Instance segmentation

  • CartoCell

    This tutorial describes how to train and infer using our custom ResU-Net 3D DNN in order to reproduce the results obtained in (Andrés-San Román, 2022). Given an initial training dataset of 21 segmented epithelial 3D cysts acquired after confocal microscopy, we follow the CartoCell pipeline (figure below) to high-throughput segment hundreds of cysts at low resolution automatically.

    CartoCell teaser

    Citation:

    Andres-San Roman, Jesus A., et al. "CartoCell, a high-content pipeline for 3D image analysis, unveils cell morphology patterns in epithelia." Cell Reports Methods 3.10 (2023).

  • MitoEM dataset

    The goal is to segment and identify automatically mitochondria instances in EM images. To solve such task pairs of EM images and their corresponding instance segmentation labels are provided. Below a pair example is depicted:

    MitoEM dataset raw image MitoEM dataset GT image

    MitoEM dataset is composed by two EM volumes from human and rat cortices, named MitoEM-H and MitoEM-R respectively. Each volume has a size of (1000,4096,4096) voxels, for (z,x,y) axes.
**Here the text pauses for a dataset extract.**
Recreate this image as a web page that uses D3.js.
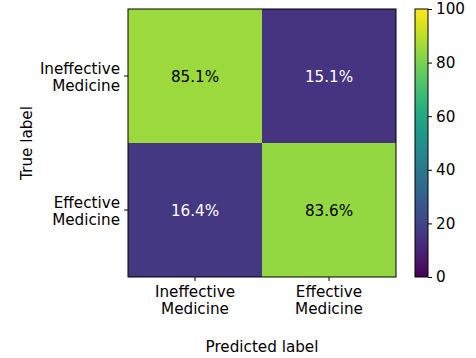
<!DOCTYPE html>
<html><head><meta charset="utf-8">
<script src="https://cdn.jsdelivr.net/npm/d3@7"></script>
<style>body{margin:0;background:#fff}text{font-family:"DejaVu Sans",sans-serif;fill:#000}</style>
</head><body>
<svg id="c" width="476" height="358"></svg>
<script>
const rowLabels = [["Ineffective","Medicine"],["Effective","Medicine"]];
const colLabels = [["Ineffective","Medicine"],["Effective","Medicine"]];
const values = [[85.1, 15.1],[16.4, 83.6]];
const cbTicks = [0,20,40,60,80,100];

const FS = 15.2, AFS = 15.2;
const svg = d3.select("#c");
const L=128,T=9,S=268;
const x = d3.scaleBand().domain([0,1]).range([L,L+S]);
const y = d3.scaleBand().domain([0,1]).range([T,T+S]);
const color = d3.scaleSequential(d3.interpolateViridis).domain([0,100]);

const cells = [];
values.forEach((r,i)=>r.forEach((v,j)=>cells.push({i,j,v})));
svg.selectAll("rect.cell").data(cells).enter().append("rect")
  .attr("x",d=>x(d.j)).attr("y",d=>y(d.i)).attr("width",x.bandwidth()).attr("height",y.bandwidth())
  .attr("fill",d=>color(d.v));
svg.selectAll("text.val").data(cells).enter().append("text")
  .attr("x",d=>x(d.j)+x.bandwidth()/2).attr("y",d=>y(d.i)+y.bandwidth()/2+5.5)
  .attr("text-anchor","middle").attr("font-size",AFS)
  .style("fill",d=>d.v<50?"#fff":"#000").text(d=>d.v.toFixed(1)+"%");
svg.append("rect").attr("x",L).attr("y",T).attr("width",S).attr("height",S)
  .attr("fill","none").attr("stroke","#000").attr("stroke-width",1);

// y ticks
[0,1].forEach(i=>{
  const cy=y(i)+y.bandwidth()/2;
  svg.append("line").attr("x1",L-4).attr("x2",L).attr("y1",cy).attr("y2",cy).attr("stroke","#000");
  const t=svg.append("text").attr("text-anchor","end").attr("font-size",FS);
  rowLabels[i].forEach((s,k)=>t.append("tspan").attr("x",L-8).attr("y",cy+(k===0?-2:15)).text(s));
});
// x ticks
[0,1].forEach(j=>{
  const cx=x(j)+x.bandwidth()/2;
  svg.append("line").attr("x1",cx).attr("x2",cx).attr("y1",T+S).attr("y2",T+S+4).attr("stroke","#000");
  const t=svg.append("text").attr("text-anchor","middle").attr("font-size",FS);
  colLabels[j].forEach((s,k)=>t.append("tspan").attr("x",cx).attr("y",T+S+(k===0?20:37)).text(s));
});
svg.append("text").attr("x",L+S/2).attr("y",352).attr("text-anchor","middle").attr("font-size",FS).text("Predicted label");
svg.append("text").attr("transform",`translate(32,${T+S/2}) rotate(-90)`).attr("text-anchor","middle").attr("font-size",FS).text("True label");

// colorbar
const cbX=415, cbW=13;
const cy = d3.scaleLinear().domain([0,100]).range([T+S,T]);
const defs=svg.append("defs");
const g=defs.append("linearGradient").attr("id","vg").attr("x1",0).attr("y1",1).attr("x2",0).attr("y2",0);
d3.range(0,1.0001,0.05).forEach(t=>g.append("stop").attr("offset",t).attr("stop-color",d3.interpolateViridis(t)));
svg.append("rect").attr("x",cbX).attr("y",T).attr("width",cbW).attr("height",S).attr("fill","url(#vg)").attr("stroke","#000").attr("stroke-width",1);
const ax=svg.append("g").attr("transform",`translate(${cbX+cbW},0)`)
  .call(d3.axisRight(cy).tickValues(cbTicks).tickSize(4).tickPadding(4));
ax.select(".domain").remove();
ax.selectAll("text").attr("font-size",FS).style("font-family","DejaVu Sans");
</script>
</body></html>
Both tissues contain multiple instances entangling with each other with unclear boundaries and complex morphology, e.g., (a) mitochondria-on-a-string (MOAS) instances are connected by thin microtubules, and (b) multiple instances can entangle with each other.

    Citation:

    Wei, Donglai, et al. "Mitoem dataset: Large-scale 3d mitochondria instance segmentation from em images." International Conference on Medical Image Computing and Computer-Assisted Intervention. Cham: Springer International Publishing, 2020.

Semantic segmentation

  • Stable deep neural network architectures

    The goal is to segment automatically mitochondria in EM images as described in Semantic segmentation. This is a semantic segmentation problem where pairs of EM image and its corresponding mitochodria mask are provided. Our purpose is to segment automatically other mitochondria in images not used during train labeling each pixel with the corresponding class: background or foreground (mitochondria in this case). As an example, belown are shown two images from EPFL Hippocampus dataset used in this work:

    Lucchi dataset raw image Lucchi dataset GT image


    Citation:

    Franco-Barranco, Daniel, Arrate Muñoz-Barrutia, and Ignacio Arganda-Carreras. "Stable deep neural network architectures for mitochondria segmentation on electron microscopy volumes." Neuroinformatics 20.2 (2022): 437-450.